THE STORY OF BUILDINGS

From the Pyramids to the Sydney Opera House and Beyond

by Patrick Dillon ; illustrated by Stephen Biesty

Pub Date: March 11th, 2014
ISBN: 978-0-7636-6990-4
Publisher: Candlewick

Biesty’s precisely drawn, finely detailed architectural views supply the highlights for this unfocused survey of homes and prominent buildings through the ages.
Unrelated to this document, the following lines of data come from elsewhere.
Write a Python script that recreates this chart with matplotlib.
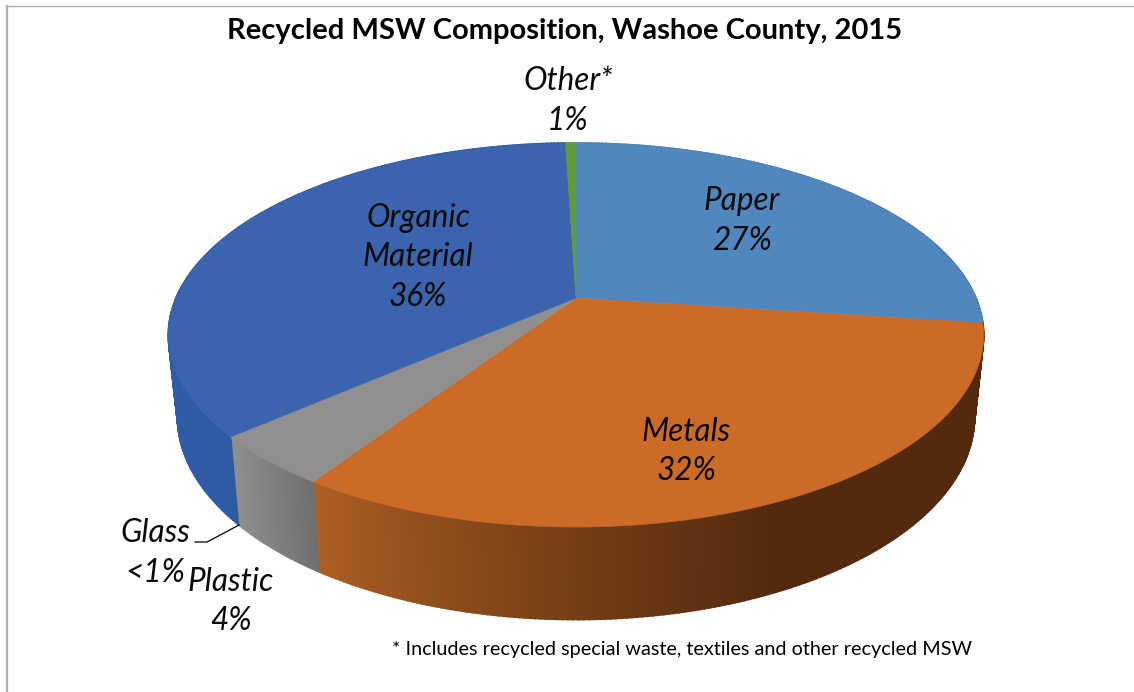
import matplotlib
matplotlib.use("Agg")
import matplotlib.pyplot as plt
import numpy as np
from matplotlib.colors import to_rgb

# shares, clockwise from 12 o'clock
categories = ['Paper', 'Metals', 'Plastic', 'Glass', 'Organic Material', 'Other']
shares = [27.1, 32.2, 4.0, 0.3, 35.9, 0.5]
top_colors = ['#5087BE', '#CC6B28', '#8F8F8F', '#8F8F8F', '#3B63AE', '#5F9B38']
# wall colours: left end and right end of the gradient
wall_left = ['#5087BE', '#B06122', '#8E8E8E', '#8E8E8E', '#2F5CA6', '#5F9B38']
wall_right = ['#3A6A9A', '#532A0E', '#6F6F6F', '#8E8E8E', '#2C5594', '#5F9B38']
labels = [('Other*\n1%', 568, 81), ('Paper\n27%', 742, 201), ('Organic\nMaterial\n36%', 418, 218),
          ('Metals\n32%', 686, 432), ('Glass\n<1%', 155, 533), ('Plastic\n4%', 231, 582)]
title = 'Recycled MSW Composition, Washoe County, 2015'
footnote = '* Includes recycled special waste, textiles and other recycled MSW'

plt.rcParams['font.family'] = ['Lato', 'DejaVu Sans']

k = 0.1927

def rim(theta, a, b, cy):
    # circle seen in perspective
    u, v = np.sin(theta), np.cos(theta)
    w = 1 + k * v
    return 576 + a * u / w, cy - b * v / w

def top_rim(theta):
    return rim(theta, 400, 184.9, 298)

def bottom_rim(theta):
    return rim(theta, 391, 195, 378)

fig = plt.figure(figsize=(11.34, 6.92), dpi=100)
ax = fig.add_axes([0, 0, 1, 1])
ax.set_xlim(0, 1134)
ax.set_ylim(692, 0)
ax.axis('off')

edges = np.cumsum([0] + shares) / sum(shares) * 2 * np.pi

# side wall, cut in thin strips for the shading
for i in range(len(shares)):
    n = max(2, int((edges[i + 1] - edges[i]) * 90))
    t = np.linspace(edges[i], edges[i + 1], n + 1)
    xt, yt = top_rim(t)
    xb, yb = bottom_rim(t)
    x0, x1 = xt.min(), xt.max()
    c0, c1 = np.array(to_rgb(wall_left[i])), np.array(to_rgb(wall_right[i]))
    for j in range(n):
        f = (xt[j] - x0) / max(x1 - x0, 1)
        if categories[i] == 'Metals':
            f = min(1, f * 1.45) ** 0.8
        c = c0 + (c1 - c0) * f
        ax.fill([xt[j], xt[j + 1], xb[j + 1], xb[j]], [yt[j], yt[j + 1], yb[j + 1], yb[j]],
                color=c, lw=1.2, zorder=2)

# top face
for i in range(len(shares)):
    t = np.linspace(edges[i], edges[i + 1], 200)
    xt, yt = top_rim(t)
    ax.fill(np.r_[576, xt], np.r_[298, yt], color=top_colors[i], lw=0.4, zorder=3)

# leader line for Glass
ax.plot([239, 207, 195], [525, 542, 542], color='black', lw=0.9, zorder=4)

ax.text(565, 31, title, fontsize=21, fontweight='bold', ha='center', va='center', color='black')
ax.text(682.5, 650, footnote, fontsize=14.3, ha='center', va='center', color='black')
for txt, x, y in labels:
    for n, line in enumerate(txt.split('\n')):
        ax.text(x, y + n * 39.5, line, fontsize=22.7, style='italic', ha='center', va='center',
                color='#0A0A0A', zorder=5)

# chart frame, only top and left are in the picture
ax.plot([7, 7], [6, 692], color='#B0B0B0', lw=1.6, zorder=1)
ax.plot([7, 1134], [6, 6], color='#B0B0B0', lw=1.0, zorder=1)

fig.savefig('out.png', dpi=100)
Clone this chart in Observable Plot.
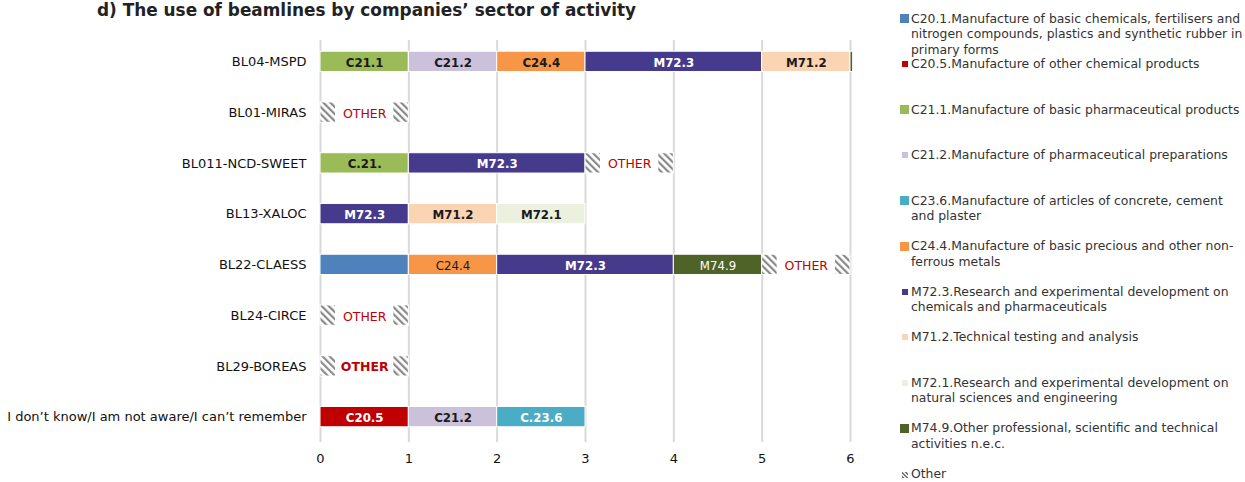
<!DOCTYPE html>
<html><head><meta charset="utf-8">
<script src="https://cdn.jsdelivr.net/npm/d3@7"></script>
<script src="https://cdn.jsdelivr.net/npm/@observablehq/plot@0.6"></script>
<style>
body{margin:0;background:#fff;font-family:"DejaVu Sans",sans-serif;}
#wrap{position:relative;width:1245px;height:482px;overflow:hidden;}
#title{position:absolute;left:97px;top:1px;font-weight:bold;font-size:16.9px;line-height:18px;color:#222;white-space:nowrap;}
#chart{position:absolute;left:0;top:0;}
#legend{position:absolute;left:900px;top:0;width:345px;height:482px;}
.li{position:absolute;left:0;width:336px;font-size:12.4px;line-height:15.5px;color:#333;padding-left:11px;}
.sw{position:absolute;left:0;}
</style></head><body>
<div id="wrap">
<div id="title">d) The use of beamlines by companies’ sector of activity</div>
<div id="chart"></div>
<div id="legend"></div>
</div>
<script>
// ---- data ----
const beamlines = ["BL04-MSPD","BL01-MIRAS","BL011-NCD-SWEET","BL13-XALOC","BL22-CLAESS","BL24-CIRCE","BL29-BOREAS","I don’t know/I am not aware/I can’t remember"];
const sectorCodes = ["C20.1","C20.5","C21.1","C21.2","C23.6","C24.4","M72.3","M71.2","M72.1","M74.9","Other"];
const sectorNames = [
  "C20.1.Manufacture of basic chemicals, fertilisers and nitrogen compounds, plastics and synthetic rubber in primary forms",
  "C20.5.Manufacture of other chemical products",
  "C21.1.Manufacture of basic pharmaceutical products",
  "C21.2.Manufacture of pharmaceutical preparations",
  "C23.6.Manufacture of articles of concrete, cement and plaster",
  "C24.4.Manufacture of basic precious and other non-ferrous metals",
  "M72.3.Research and experimental development on chemicals and pharmaceuticals",
  "M71.2.Technical testing and analysis",
  "M72.1.Research and experimental development on natural sciences and engineering",
  "M74.9.Other professional, scientific and technical activities n.e.c.",
  "Other"
];
const sectorColors = ["#4f81bd","#c00000","#9bbb59","#ccc1da","#4bacc6","#f79646","#463a8c","#fbd4b4","#ebf1de","#4f6228","url(#hatch)"];

const segBeamline = [
  "BL04-MSPD","BL04-MSPD","BL04-MSPD","BL04-MSPD","BL04-MSPD","BL04-MSPD",
  "BL01-MIRAS",
  "BL011-NCD-SWEET","BL011-NCD-SWEET","BL011-NCD-SWEET",
  "BL13-XALOC","BL13-XALOC","BL13-XALOC",
  "BL22-CLAESS","BL22-CLAESS","BL22-CLAESS","BL22-CLAESS","BL22-CLAESS",
  "BL24-CIRCE",
  "BL29-BOREAS",
  "I don’t know/I am not aware/I can’t remember","I don’t know/I am not aware/I can’t remember","I don’t know/I am not aware/I can’t remember"
];
const segSector = [
  "C21.1","C21.2","C24.4","M72.3","M71.2","M74.9",
  "Other",
  "C21.1","M72.3","Other",
  "M72.3","M71.2","M72.1",
  "C20.1","C24.4","M72.3","M74.9","Other",
  "Other",
  "Other",
  "C20.5","C21.2","C23.6"
];
const segValue = [
  1,1,1,2,1,0.03,
  1,
  1,2,1,
  1,1,1,
  1,1,2,1,1,
  1,
  1,
  1,1,1
];
const segLabel = [
  "C21.1","C21.2","C24.4","M72.3","M71.2","",
  "OTHER",
  "C.21.","M72.3","OTHER",
  "M72.3","M71.2","M72.1",
  "","C24.4","M72.3","M74.9","OTHER",
  "OTHER",
  "OTHER",
  "C20.5","C21.2","C.23.6"
];
const segBold = [
  true,true,true,true,true,false,
  false,
  true,true,false,
  true,true,true,
  false,false,true,false,false,
  false,
  true,
  true,true,true
];
const xTicks = [0,1,2,3,4,5,6];

// ---- build table (cumulative stacking from values) ----
const running = {};
const segs = segBeamline.map((b, i) => {
  const x1 = running[b] || 0;
  const x2 = x1 + segValue[i];
  running[b] = x2;
  return {beamline: b, sector: segSector[i], value: segValue[i], label: segLabel[i], bold: segBold[i], x1, x2, mid: (x1 + x2) / 2};
});
const whiteText = new Set(["M72.3","C20.5","C23.6","M74.9"]);
const labelFill = d => d.sector === "Other" ? "#c00000" : whiteText.has(d.sector) ? "#ffffff" : "#1a1a1a";

const textMarks = [];
for (const fill of ["#c00000","#ffffff","#1a1a1a"]) {
  for (const bold of [true,false]) {
    const sub = segs.filter(d => d.label && labelFill(d) === fill && d.bold === bold);
    if (sub.length) textMarks.push(Plot.text(sub, {x: "mid", y: "beamline", text: "label", fill, fontWeight: bold ? "bold" : "normal", fontSize: fill === "#c00000" ? 12.5 : 11.8, dy: 1}));
  }
}

const chart = Plot.plot({
  width: 880, height: 476,
  marginLeft: 320, marginRight: 30, marginTop: 36, marginBottom: 34,
  style: {fontFamily: "DejaVu Sans, sans-serif", fontSize: "13px", color: "#111", background: "transparent"},
  x: {domain: [0, 6], ticks: xTicks, tickSize: 0, tickPadding: 11, label: null, tickFormat: d => String(d)},
  y: {domain: beamlines, paddingInner: 0.6, paddingOuter: 0.3, round: false, tickSize: 0, tickPadding: 14, label: null},
  color: {domain: sectorCodes, range: sectorColors},
  marks: [
    Plot.ruleX(xTicks, {stroke: "#d9d9d9", strokeWidth: 2, insetTop: 4}),
    Plot.barX(segs, {x1: "x1", x2: "x2", y: "beamline", fill: "sector", stroke: "white", strokeWidth: 1}),
    Plot.barX(segs.filter(d => d.sector === "Other"), {x1: "x1", x2: "x2", y: "beamline", fill: "white", insetLeft: 15, insetRight: 15, insetTop: -1, insetBottom: -1}),
    ...textMarks
  ]
});

// hatch pattern
const defs = d3.select(chart).insert("defs", ":first-child");
const pat = defs.append("pattern").attr("id", "hatch").attr("patternUnits", "userSpaceOnUse")
  .attr("width", 5).attr("height", 5).attr("patternTransform", "rotate(-45)");
pat.append("rect").attr("width", 5).attr("height", 5).attr("fill", "#ffffff");
pat.append("rect").attr("width", 2.2).attr("height", 5).attr("fill", "#8a8a8a");

document.getElementById("chart").appendChild(chart);

// legend
const smallMarker = new Set(["C20.5","C21.2","M72.3","M71.2","M72.1"]);
const legend = d3.select("#legend");
sectorCodes.forEach((c, i) => {
  const item = legend.append("div").attr("class", "li").style("top", (10.5 + i * 45.5) + "px");
  const s = c === "Other" ? 6 : smallMarker.has(c) ? 6 : 9;
  const sw = item.append("div").attr("class", "sw")
    .style("width", s + "px").style("height", s + "px")
    .style("top", (c === "Other" ? 6 : smallMarker.has(c) ? 5 : 3.5) + "px")
    .style("left", (smallMarker.has(c) || c === "Other" ? 2 : 0) + "px");
  if (c === "Other") sw.style("background", "repeating-linear-gradient(45deg,#777 0 1.5px,#eee 1.5px 3px)");
  else sw.style("background", sectorColors[i]);
  item.append("span").text(sectorNames[i]);
});
</script>
</body></html>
Dillon (The Story of Britain, 2011) opens with our ancestors in caves and closes with the eco-friendly Straw Bale House built in London. In between, he offers a chronological overview of architectural styles as represented by an apparently indiscriminate mix of homes, public buildings and, in the single case of St. Petersburg, a planned city. He mentions about three dozen specific examples and devotes particular attention to 16—from the Pyramid of Djoser to the Pompidou Center. Biesty provides for each of this latter group a labeled, exploded portrait often large enough to require a single or double gatefold and so intricately exact that, for instance, the very ticket booths in the Crystal Palace are visible. Though the author sometimes goes into similarly specific detail about architectural features or building methods, he also shows a weakness for grand generalizations (“Skyscrapers were the first truly American buildings”) and for repeating the notion that buildings are a kind of machine. With a few exceptions, his main choices reflect a distinctly Eurocentric outlook, and he neglects even to mention Frank Gehry or more than a spare handful of living architects. There is no bibliography or further reading.

Broad of historical (if not international) scope and with illustrations that richly reward poring over—but unfocused.